When your team is in alignment, something changes. Review is fast because the intent is shared. Feedback is constructive because everyone's working from the same brief. And because each cycle is quick, you can iterate dozens of times a day instead of once a sprint.
Keep scopes small. A brief that takes an agent thirty minutes to execute is better than one that takes three hours. Not because time matters, but because smaller scopes mean faster learning. Each iteration teaches you something. Ship it, review it, learn from it, go again.
Treat each brief as a bet you're testing, not a commitment you're locked into. The speed advantage of AI isn't that you can build bigger things. It's that your whole team can iterate faster on smaller things, together.
The most valuable artifact isn't the code. It's the record of why the code exists.
Every brief captures intent. Every approval captures agreement. Every execution captures outcome. Over time, you build a searchable history of product decisions: what was built, why, by whom, and how it went.
When something breaks, you can trace it back to the brief. When someone asks why you built something, the answer is documented. When a new team member joins, the history is there. No archaeology meetings required.
This visibility is expensive to create manually. With Hamster, the record assembles itself. The brief is the spec, the approval is the sign-off, the agent's output is the implementation.

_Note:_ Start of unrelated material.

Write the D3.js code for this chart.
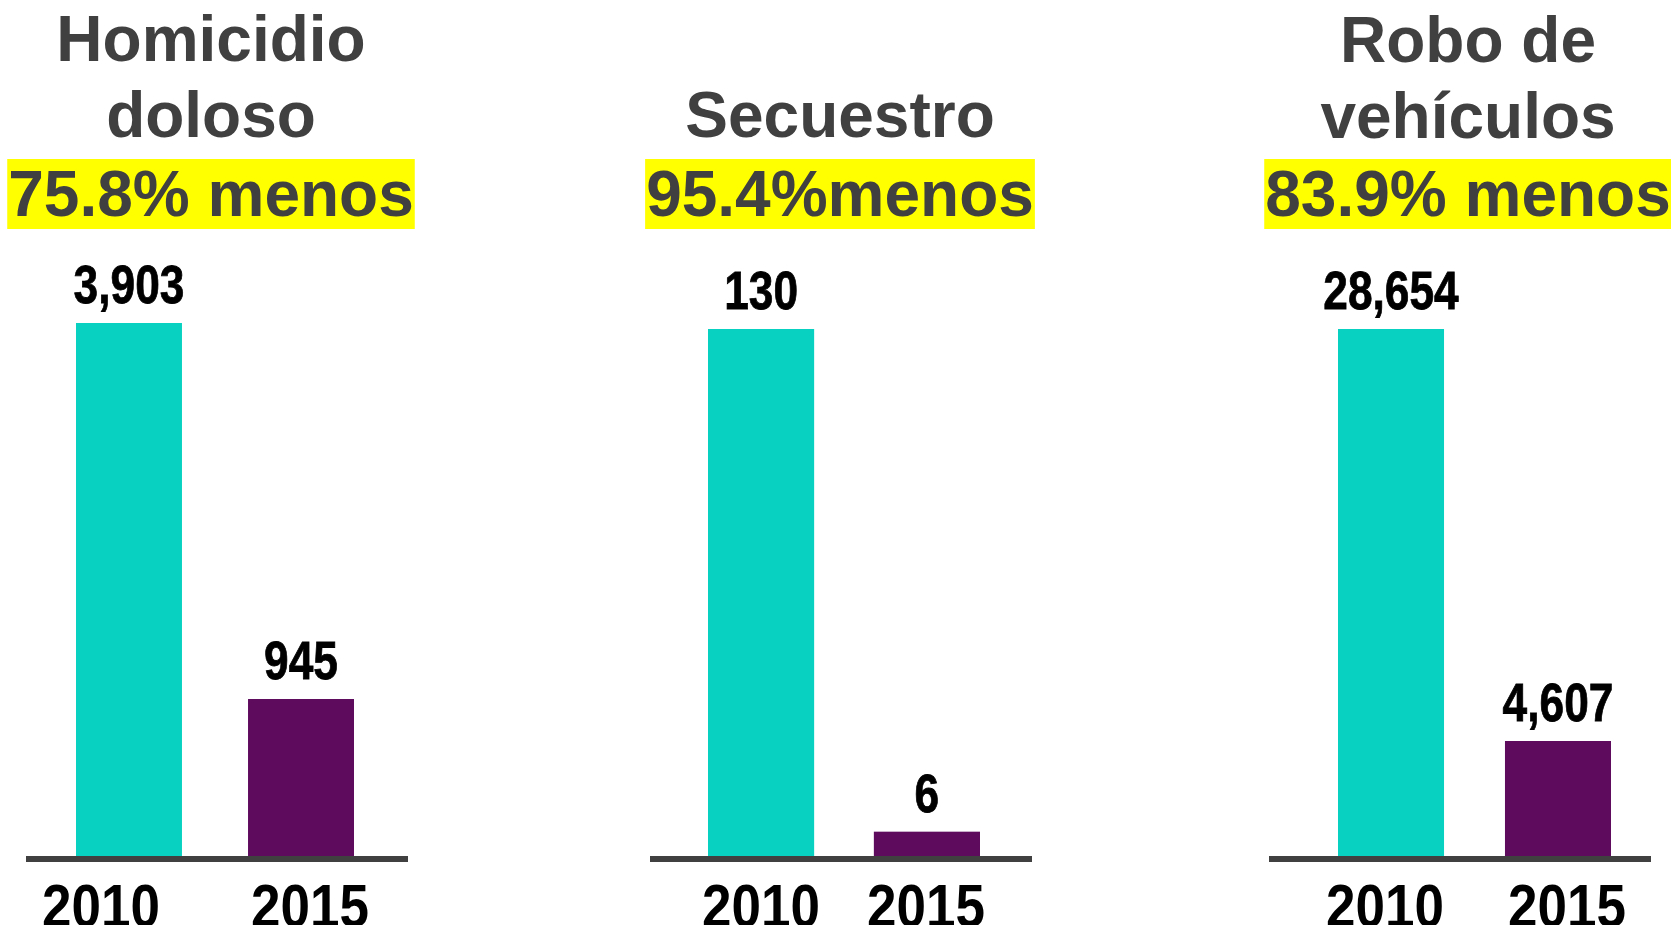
<!DOCTYPE html>
<html>
<head>
<meta charset="utf-8">
<script src="https://cdn.jsdelivr.net/npm/d3@7"></script>
<style>
  body { margin: 0; background: #fff; }
</style>
</head>
<body>
<div id="chart"></div>
<script>
const width = 1671;
const height = 925;

// Data
const years = ["2010", "2015"];
const crimes = [["Homicidio", "doloso"], ["Secuestro"], ["Robo de", "vehículos"]];
const reductions = ["75.8% menos", "95.4%menos", "83.9% menos"];
const values2010 = [3903, 130, 28654];
const values2015 = [945, 6, 4607];
// lower end of each panel's value axis (the original charts do not start at zero)
const domainMin = [-290, 0, -2105];

// Layout of the three panels
const panels = [
    {center: 211, bars: [76, 354], pad: 0.384, labels: [101, 310], axis: [26, 408], top: 323, titleY: [61, 137]},
    {center: 840, bars: [708, 980], pad: 0.36, labels: [761, 926], axis: [650, 1032], top: 329, titleY: [137]},
    {center: 1468, bars: [1338, 1611], pad: 0.365, labels: [1385, 1567], axis: [1269, 1651], top: 329, titleY: [62, 138]}
];
const baseY = 856;
const colors = ["#08d1c1", "#5e0b5e"];
const font = "'Liberation Sans', Arial, sans-serif";

const svg = d3.select("#chart").append("svg")
    .attr("width", width)
    .attr("height", height)
    .attr("viewBox", [0, 0, width, height]);

panels.forEach((p, i) => {
    const g = svg.append("g");
    const vals = [values2010[i], values2015[i]];

    const x = d3.scaleBand()
        .domain(years)
        .range(p.bars)
        .paddingInner(p.pad)
        .paddingOuter(0);

    const xLabel = d3.scalePoint()
        .domain(years)
        .range(p.labels);

    const y = d3.scaleLinear()
        .domain([domainMin[i], d3.max(vals)])
        .range([baseY, p.top]);

    // Title lines
    g.selectAll("text.title")
        .data(crimes[i])
        .join("text")
        .attr("class", "title")
        .attr("x", p.center)
        .attr("y", (d, j) => p.titleY[j])
        .attr("text-anchor", "middle")
        .attr("font-family", font)
        .attr("font-weight", "bold")
        .attr("font-size", 64)
        .attr("fill", "#404040")
        .text(d => d);

    // Highlighted reduction
    const hl = g.append("g");
    const hlText = hl.append("text")
        .attr("x", p.center)
        .attr("y", 216)
        .attr("text-anchor", "middle")
        .attr("font-family", font)
        .attr("font-weight", "bold")
        .attr("font-size", 64)
        .attr("fill", "#404040")
        .text(reductions[i]);
    const tw = hlText.node().getComputedTextLength();
    hl.insert("rect", "text")
        .attr("x", p.center - tw / 2 - 1)
        .attr("y", 159)
        .attr("width", tw + 2)
        .attr("height", 70)
        .attr("fill", "#ffff00");

    // Bars
    g.selectAll("rect.bar")
        .data(vals)
        .join("rect")
        .attr("class", "bar")
        .attr("x", (d, j) => x(years[j]))
        .attr("y", d => y(d))
        .attr("width", x.bandwidth())
        .attr("height", d => y(domainMin[i]) - y(d))
        .attr("fill", (d, j) => colors[j]);

    // Value labels (narrow face: Arial scaled horizontally, thickened a bit)
    g.selectAll("text.value")
        .data(vals)
        .join("text")
        .attr("class", "value")
        .attr("transform", (d, j) => `translate(${x(years[j]) + x.bandwidth() / 2},${y(d) - 20}) scale(0.82,1)`)
        .attr("text-anchor", "middle")
        .attr("font-family", font)
        .attr("font-weight", "bold")
        .attr("font-size", 54)
        .attr("fill", "#000")
        .attr("stroke", "#000")
        .attr("stroke-width", 0.8)
        .text(d => d3.format(",")(d));

    // Baseline
    g.append("line")
        .attr("x1", p.axis[0])
        .attr("x2", p.axis[1])
        .attr("y1", baseY + 3)
        .attr("y2", baseY + 3)
        .attr("stroke", "#404040")
        .attr("stroke-width", 6);

    // Year labels
    g.selectAll("text.year")
        .data(years)
        .join("text")
        .attr("class", "year")
        .attr("transform", d => `translate(${xLabel(d)},927) scale(1,1.15)`)
        .attr("text-anchor", "middle")
        .attr("font-family", font)
        .attr("font-weight", "bold")
        .attr("font-size", 53)
        .attr("fill", "#000")
        .text(d => d);
});
</script>
</body>
</html>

When direction lives in briefs, context is connected, and agents handle delivery, the coordination problem changes. You don't need a meeting to sync on status. You don't need to estimate work that an agent finishes in an hour. You don't need to groom a backlog when every item has a brief.
That frees up time for the work that actually moves your product forward: talking to customers, deciding what to build next, celebrating what shipped. The conversations worth having.
The Hamster Method doesn't add a new process. It replaces coordination overhead with shared context, so your team spends time on strategy instead of status.